Job 1:10 is Satan's accusation against both Job and God — and it's one of the most unsettling questions in the Bible: "Hast not thou made an hedge about him, and about his house, and about all that he hath on every side? thou hast blessed the work of his hands, and his substance is increased in the land."
Satan has just appeared before God, and God has pointed to Job as a man of exemplary faithfulness (verse 8). Satan's response is essentially: of course he's faithful — You've rigged the game. The "hedge" — a protective barrier, a fence — surrounds Job on every side: his person, his household, his possessions. God has blessed everything Job touches. His livestock has multiplied. His wealth has grown. He's protected from every threat. Satan's argument is that Job's faith is transactional: remove the hedge, and the faith will collapse. Job doesn't love God. Job loves the hedge.
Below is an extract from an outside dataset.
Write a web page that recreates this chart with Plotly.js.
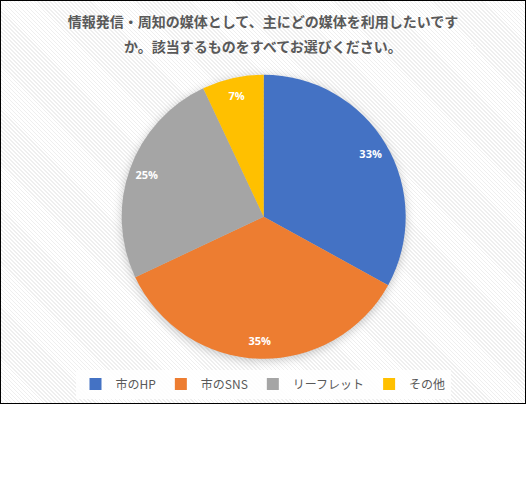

The accusation is directed at God as much as at Job. Satan is saying: You haven't produced genuine worship. You've purchased it. Job's righteousness is a function of his comfort, not his character. The hedge isn't protecting Job — it's corrupting the data. You'll never know if Job actually loves You until You take everything away. God's response — allowing Satan to test Job within limits — is the beginning of the Bible's most sustained exploration of suffering, faith, and the nature of genuine devotion. And it starts with a question that every comfortable believer must eventually face: would I still worship if the hedge came down?
Reflection Questions
- 1.If Satan asked about your faith — 'does she worship You or the hedge?' — what would the honest answer be?
- 2.What blessings are you most afraid of losing — and what does that fear reveal about the foundation of your faith?
- 3.Have you ever had 'the hedge' removed in some area of your life — and what happened to your worship?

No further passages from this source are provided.